## Exercise goal
Pull out each line of the records holding the string "Python".

## Stored data
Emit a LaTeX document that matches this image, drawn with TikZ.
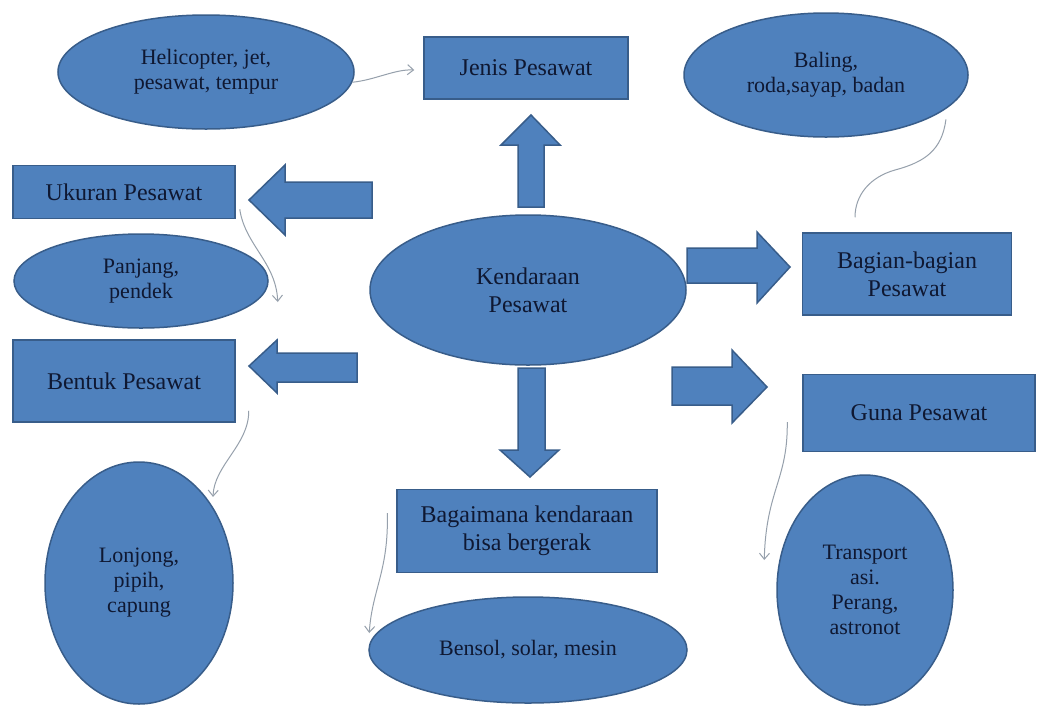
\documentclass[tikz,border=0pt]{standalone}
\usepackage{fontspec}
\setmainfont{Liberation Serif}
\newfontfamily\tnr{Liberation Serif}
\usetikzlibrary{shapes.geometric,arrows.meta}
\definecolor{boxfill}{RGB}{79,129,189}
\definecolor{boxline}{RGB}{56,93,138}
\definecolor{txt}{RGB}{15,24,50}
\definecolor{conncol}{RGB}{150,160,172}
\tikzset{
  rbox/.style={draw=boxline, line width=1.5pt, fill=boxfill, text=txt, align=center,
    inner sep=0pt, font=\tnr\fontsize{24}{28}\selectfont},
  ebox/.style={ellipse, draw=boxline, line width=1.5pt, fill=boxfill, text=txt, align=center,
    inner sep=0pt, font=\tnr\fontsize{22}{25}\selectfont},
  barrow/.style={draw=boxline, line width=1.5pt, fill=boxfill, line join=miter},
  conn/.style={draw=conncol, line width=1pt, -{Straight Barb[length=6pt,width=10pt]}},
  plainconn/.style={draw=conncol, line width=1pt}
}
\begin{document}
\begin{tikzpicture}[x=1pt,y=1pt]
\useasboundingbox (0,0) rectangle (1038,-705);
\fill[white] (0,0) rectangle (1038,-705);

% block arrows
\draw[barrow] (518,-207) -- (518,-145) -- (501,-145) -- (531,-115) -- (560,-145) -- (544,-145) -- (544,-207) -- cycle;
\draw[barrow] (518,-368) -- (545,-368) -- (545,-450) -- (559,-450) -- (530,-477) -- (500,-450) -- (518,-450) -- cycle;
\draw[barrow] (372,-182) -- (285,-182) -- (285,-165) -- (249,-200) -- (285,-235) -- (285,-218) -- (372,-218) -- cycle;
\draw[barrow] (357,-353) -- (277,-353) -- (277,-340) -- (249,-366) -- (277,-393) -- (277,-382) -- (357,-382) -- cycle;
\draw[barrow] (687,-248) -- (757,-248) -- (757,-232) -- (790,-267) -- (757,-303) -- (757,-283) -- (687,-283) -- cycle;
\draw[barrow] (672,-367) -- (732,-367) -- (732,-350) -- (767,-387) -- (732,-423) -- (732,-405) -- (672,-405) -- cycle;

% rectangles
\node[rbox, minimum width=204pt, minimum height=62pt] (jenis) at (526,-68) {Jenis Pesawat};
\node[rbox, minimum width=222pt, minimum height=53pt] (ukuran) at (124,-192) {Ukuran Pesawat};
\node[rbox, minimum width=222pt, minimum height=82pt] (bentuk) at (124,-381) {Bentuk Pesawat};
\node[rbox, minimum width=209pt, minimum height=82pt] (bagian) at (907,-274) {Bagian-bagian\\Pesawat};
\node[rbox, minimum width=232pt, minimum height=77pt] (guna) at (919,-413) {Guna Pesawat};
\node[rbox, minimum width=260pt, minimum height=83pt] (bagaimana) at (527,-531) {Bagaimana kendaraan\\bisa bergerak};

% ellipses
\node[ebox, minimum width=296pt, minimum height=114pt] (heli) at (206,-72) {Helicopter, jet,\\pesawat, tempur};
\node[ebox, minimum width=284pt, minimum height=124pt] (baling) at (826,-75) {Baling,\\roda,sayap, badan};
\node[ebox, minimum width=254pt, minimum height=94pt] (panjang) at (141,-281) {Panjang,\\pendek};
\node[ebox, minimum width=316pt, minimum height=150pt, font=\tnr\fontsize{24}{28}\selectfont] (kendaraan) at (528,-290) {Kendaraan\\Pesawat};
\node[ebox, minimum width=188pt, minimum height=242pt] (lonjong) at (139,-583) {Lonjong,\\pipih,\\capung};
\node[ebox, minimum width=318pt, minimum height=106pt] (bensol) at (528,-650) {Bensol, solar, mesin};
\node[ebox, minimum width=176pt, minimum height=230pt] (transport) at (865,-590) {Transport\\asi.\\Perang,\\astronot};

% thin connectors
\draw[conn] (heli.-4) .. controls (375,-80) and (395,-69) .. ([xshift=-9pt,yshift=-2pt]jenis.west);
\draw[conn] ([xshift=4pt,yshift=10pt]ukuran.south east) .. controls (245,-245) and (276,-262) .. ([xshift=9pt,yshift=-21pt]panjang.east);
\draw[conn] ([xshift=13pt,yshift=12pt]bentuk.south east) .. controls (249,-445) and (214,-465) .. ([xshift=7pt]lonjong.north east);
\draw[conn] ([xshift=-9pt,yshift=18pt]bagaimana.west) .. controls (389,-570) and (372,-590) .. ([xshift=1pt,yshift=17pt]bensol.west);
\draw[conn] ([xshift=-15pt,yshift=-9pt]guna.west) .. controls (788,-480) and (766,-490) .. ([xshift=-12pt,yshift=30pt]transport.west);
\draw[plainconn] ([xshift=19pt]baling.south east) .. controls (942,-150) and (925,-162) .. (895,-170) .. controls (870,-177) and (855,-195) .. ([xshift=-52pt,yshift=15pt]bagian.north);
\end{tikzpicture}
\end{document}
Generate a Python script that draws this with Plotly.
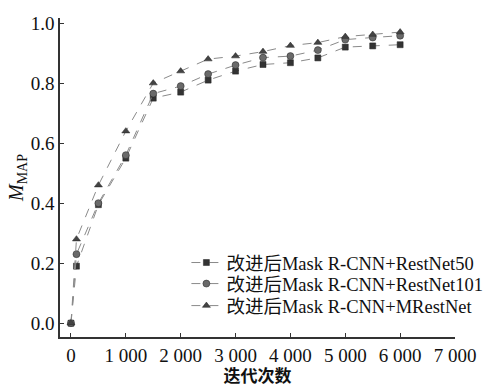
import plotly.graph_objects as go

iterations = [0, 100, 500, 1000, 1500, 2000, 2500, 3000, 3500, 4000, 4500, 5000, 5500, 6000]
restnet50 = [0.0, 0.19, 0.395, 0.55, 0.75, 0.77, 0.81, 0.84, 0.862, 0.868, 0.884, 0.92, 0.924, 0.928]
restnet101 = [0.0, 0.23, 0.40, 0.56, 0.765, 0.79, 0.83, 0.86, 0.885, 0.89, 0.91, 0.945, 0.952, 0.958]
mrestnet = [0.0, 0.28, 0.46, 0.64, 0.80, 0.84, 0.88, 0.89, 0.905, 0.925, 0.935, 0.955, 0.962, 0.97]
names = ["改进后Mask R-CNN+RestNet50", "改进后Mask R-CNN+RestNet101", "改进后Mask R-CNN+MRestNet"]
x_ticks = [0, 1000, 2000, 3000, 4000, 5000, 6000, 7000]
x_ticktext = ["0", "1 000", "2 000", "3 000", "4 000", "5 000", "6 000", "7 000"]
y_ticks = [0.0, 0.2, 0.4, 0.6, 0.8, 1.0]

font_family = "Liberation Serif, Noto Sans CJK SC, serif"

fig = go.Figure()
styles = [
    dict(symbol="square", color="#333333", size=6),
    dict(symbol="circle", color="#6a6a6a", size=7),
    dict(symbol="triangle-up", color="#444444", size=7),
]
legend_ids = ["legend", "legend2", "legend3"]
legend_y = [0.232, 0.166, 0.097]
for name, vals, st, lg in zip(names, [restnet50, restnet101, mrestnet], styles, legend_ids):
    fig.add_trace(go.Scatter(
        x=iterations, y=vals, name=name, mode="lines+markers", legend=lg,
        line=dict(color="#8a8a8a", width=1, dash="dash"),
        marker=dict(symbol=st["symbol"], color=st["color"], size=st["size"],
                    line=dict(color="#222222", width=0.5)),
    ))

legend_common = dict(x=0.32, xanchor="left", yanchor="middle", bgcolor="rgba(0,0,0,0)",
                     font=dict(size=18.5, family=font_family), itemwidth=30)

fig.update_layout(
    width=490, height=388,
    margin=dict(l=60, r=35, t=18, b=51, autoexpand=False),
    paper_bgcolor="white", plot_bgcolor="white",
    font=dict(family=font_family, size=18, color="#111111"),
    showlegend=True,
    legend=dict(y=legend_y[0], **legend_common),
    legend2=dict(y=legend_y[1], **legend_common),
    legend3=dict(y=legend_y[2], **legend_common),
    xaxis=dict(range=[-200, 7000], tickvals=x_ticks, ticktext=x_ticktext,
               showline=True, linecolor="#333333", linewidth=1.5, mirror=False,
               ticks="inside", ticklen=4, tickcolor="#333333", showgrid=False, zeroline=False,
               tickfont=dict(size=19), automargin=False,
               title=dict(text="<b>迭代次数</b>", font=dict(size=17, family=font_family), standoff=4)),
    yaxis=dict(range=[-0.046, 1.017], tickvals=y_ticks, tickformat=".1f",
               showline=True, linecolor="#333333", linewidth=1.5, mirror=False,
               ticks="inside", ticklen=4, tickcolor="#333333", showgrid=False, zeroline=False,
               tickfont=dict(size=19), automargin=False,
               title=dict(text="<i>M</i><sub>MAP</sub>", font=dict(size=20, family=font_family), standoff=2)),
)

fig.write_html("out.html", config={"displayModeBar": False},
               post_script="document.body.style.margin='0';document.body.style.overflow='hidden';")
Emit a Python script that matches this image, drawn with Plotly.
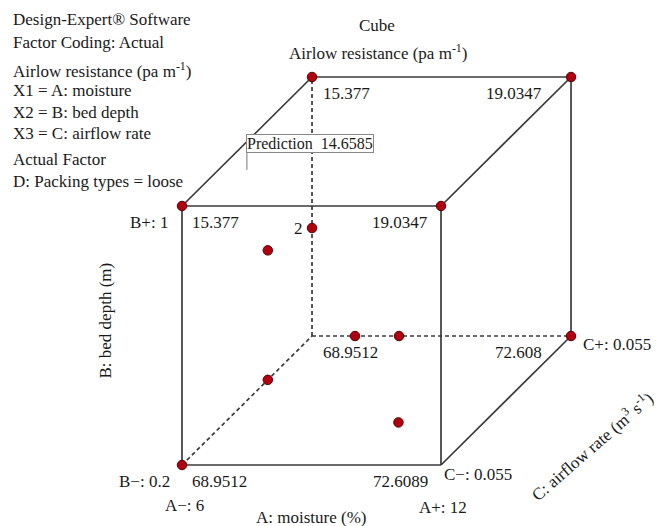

## Response to the task
Generate a Python script that draws this with Plotly.
Emit a Python script that matches this image, drawn with Plotly.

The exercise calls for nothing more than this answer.